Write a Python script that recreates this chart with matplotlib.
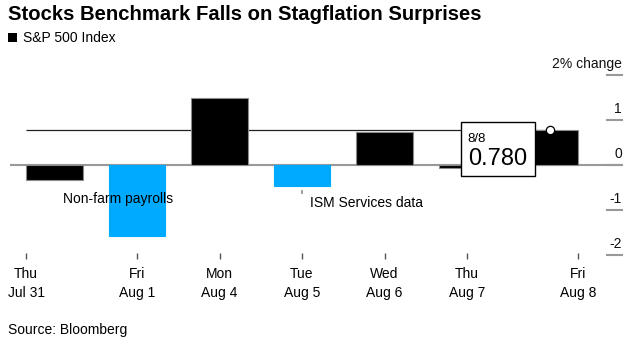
import matplotlib.pyplot as plt
from matplotlib.patches import Rectangle

plt.rcParams['font.family'] = ['Liberation Sans', 'DejaVu Sans']

days = ["Thu\nJul 31", "Fri\nAug 1", "Mon\nAug 4", "Tue\nAug 5",
        "Wed\nAug 6", "Thu\nAug 7", "Fri\nAug 8"]
changes = [-0.33, -1.57, 1.48, -0.47, 0.74, -0.06, 0.78]
highlight = [False, True, False, True, False, False, False]
y_ticks = [2, 1, 0, -1, -2]
y_labels = ["2% change", "1", "0", "-1", "-2"]
notes = ["Non-farm payrolls", "ISM Services data"]
note_days = [1, 3]

BLUE = "#00aaff"
W, H = 630, 341
bar_w = 0.69

fig = plt.figure(figsize=(W / 100, H / 100), dpi=100)
# axes box in pixels: x 10..622, y 70..259
ax = fig.add_axes([10 / W, 1 - 259 / H, 612 / W, 189 / H])
x = list(range(len(changes)))
ax.set_xlim((10 - 54.5) / 82.5, (622 - 54.5) / 82.5)
ax.set_ylim((165 - 259) / 45, (165 - 70) / 45)

# zero line
ax.axhline(0, color="#999999", lw=1.5, zorder=1)

# hover line at the last value
ax.hlines(changes[-1], x[0] - bar_w / 2, x[-1], color="#222222", lw=0.9, zorder=1)

colors = [BLUE if h else "black" for h in highlight]
edges = [BLUE if h else "#8a8a8a" for h in highlight]
ax.bar(x, changes, width=bar_w, color=colors, edgecolor=edges, lw=0.8, zorder=2)

# annotations
ax.text(note_days[0] - 0.9, -0.76, notes[0], fontsize=10, va="center", ha="left", zorder=3)
ax.plot([note_days[1], note_days[1]], [-0.58, -0.63], color="#888888", lw=1.2, zorder=3)
ax.text(note_days[1] + 0.1, -0.85, notes[1], fontsize=10, va="center", ha="left", zorder=3)

# right-hand value axis
tr = ax.get_yaxis_transform()
for v, lab in zip(y_ticks, y_labels):
    ax.plot([(607 - 10) / 612, 1.0], [v, v], color="#999999", lw=1.5, transform=tr,
            clip_on=False, zorder=1)
    ax.annotate(lab, (1.0, v), xycoords=tr, xytext=(0, 3), textcoords="offset points",
                ha="right", va="bottom", fontsize=10, color="#111111")

# tooltip
last = x[-1]
ax.add_patch(Rectangle((last - 1.073, changes[-1] - 1.02), 0.897, 1.2,
                       facecolor="white", edgecolor="black", lw=1, zorder=4))
ax.text(last - 0.99, changes[-1] - 0.27, "8/8", fontsize=9.5, va="baseline", ha="left", zorder=5)
ax.text(last - 0.99, changes[-1] - 0.78, "%.3f" % changes[-1], fontsize=17,
        va="baseline", ha="left", zorder=5)
ax.plot([last], [changes[-1]], marker="o", ms=6, mfc="white", mec="black", mew=0.9, zorder=6)

# x ticks: first/last pinned to bar edges
tick_pos = [x[0] - bar_w / 2] + x[1:-1] + [x[-1] + bar_w / 2]
ax.set_xticks(tick_pos)
ax.set_xticklabels(days, fontsize=10, linespacing=1.4)
ax.set_yticks([])
ax.tick_params(axis="x", direction="in", length=4, width=1, color="#555555", pad=6)
for s in ax.spines.values():
    s.set_visible(False)

fig.text(8 / W, 1 - 15 / H, "Stocks Benchmark Falls on Stagflation Surprises",
         fontsize=14.6, fontweight="bold", va="center", ha="left")
fig.patches.append(Rectangle((8 / W, 1 - 42 / H), 9 / W, 9 / H, facecolor="black",
                             transform=fig.transFigure, figure=fig))
fig.text(23 / W, 1 - 38 / H, "S&P 500 Index", fontsize=10, va="center", ha="left")
fig.text(8 / W, 1 - 330 / H, "Source: Bloomberg", fontsize=10, va="center", ha="left")

fig.savefig("out.png", dpi=100)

※

● **YOUR INSTRUCTIONS**
Print the complete listing exactly, apart from any pictures.

● **TASK ANSWER**
Write a Python script that recreates this chart with matplotlib.
import matplotlib.pyplot as plt
from matplotlib.patches import Rectangle

plt.rcParams['font.family'] = ['Liberation Sans', 'DejaVu Sans']

days = ["Thu\nJul 31", "Fri\nAug 1", "Mon\nAug 4", "Tue\nAug 5",
        "Wed\nAug 6", "Thu\nAug 7", "Fri\nAug 8"]
changes = [-0.33, -1.57, 1.48, -0.47, 0.74, -0.06, 0.78]
highlight = [False, True, False, True, False, False, False]
y_ticks = [2, 1, 0, -1, -2]
y_labels = ["2% change", "1", "0", "-1", "-2"]
notes = ["Non-farm payrolls", "ISM Services data"]
note_days = [1, 3]

BLUE = "#00aaff"
W, H = 630, 341
bar_w = 0.69

fig = plt.figure(figsize=(W / 100, H / 100), dpi=100)
# axes box in pixels: x 10..622, y 70..259
ax = fig.add_axes([10 / W, 1 - 259 / H, 612 / W, 189 / H])
x = list(range(len(changes)))
ax.set_xlim((10 - 54.5) / 82.5, (622 - 54.5) / 82.5)
ax.set_ylim((165 - 259) / 45, (165 - 70) / 45)

# zero line
ax.axhline(0, color="#999999", lw=1.5, zorder=1)

# hover line at the last value
ax.hlines(changes[-1], x[0] - bar_w / 2, x[-1], color="#222222", lw=0.9, zorder=1)

colors = [BLUE if h else "black" for h in highlight]
edges = [BLUE if h else "#8a8a8a" for h in highlight]
ax.bar(x, changes, width=bar_w, color=colors, edgecolor=edges, lw=0.8, zorder=2)

# annotations
ax.text(note_days[0] - 0.9, -0.76, notes[0], fontsize=10, va="center", ha="left", zorder=3)
ax.plot([note_days[1], note_days[1]], [-0.58, -0.63], color="#888888", lw=1.2, zorder=3)
ax.text(note_days[1] + 0.1, -0.85, notes[1], fontsize=10, va="center", ha="left", zorder=3)

# right-hand value axis
tr = ax.get_yaxis_transform()
for v, lab in zip(y_ticks, y_labels):
    ax.plot([(607 - 10) / 612, 1.0], [v, v], color="#999999", lw=1.5, transform=tr,
            clip_on=False, zorder=1)
    ax.annotate(lab, (1.0, v), xycoords=tr, xytext=(0, 3), textcoords="offset points",
                ha="right", va="bottom", fontsize=10, color="#111111")

# tooltip
last = x[-1]
ax.add_patch(Rectangle((last - 1.073, changes[-1] - 1.02), 0.897, 1.2,
                       facecolor="white", edgecolor="black", lw=1, zorder=4))
ax.text(last - 0.99, changes[-1] - 0.27, "8/8", fontsize=9.5, va="baseline", ha="left", zorder=5)
ax.text(last - 0.99, changes[-1] - 0.78, "%.3f" % changes[-1], fontsize=17,
        va="baseline", ha="left", zorder=5)
ax.plot([last], [changes[-1]], marker="o", ms=6, mfc="white", mec="black", mew=0.9, zorder=6)

# x ticks: first/last pinned to bar edges
tick_pos = [x[0] - bar_w / 2] + x[1:-1] + [x[-1] + bar_w / 2]
ax.set_xticks(tick_pos)
ax.set_xticklabels(days, fontsize=10, linespacing=1.4)
ax.set_yticks([])
ax.tick_params(axis="x", direction="in", length=4, width=1, color="#555555", pad=6)
for s in ax.spines.values():
    s.set_visible(False)

fig.text(8 / W, 1 - 15 / H, "Stocks Benchmark Falls on Stagflation Surprises",
         fontsize=14.6, fontweight="bold", va="center", ha="left")
fig.patches.append(Rectangle((8 / W, 1 - 42 / H), 9 / W, 9 / H, facecolor="black",
                             transform=fig.transFigure, figure=fig))
fig.text(23 / W, 1 - 38 / H, "S&P 500 Index", fontsize=10, va="center", ha="left")
fig.text(8 / W, 1 - 330 / H, "Source: Bloomberg", fontsize=10, va="center", ha="left")

fig.savefig("out.png", dpi=100)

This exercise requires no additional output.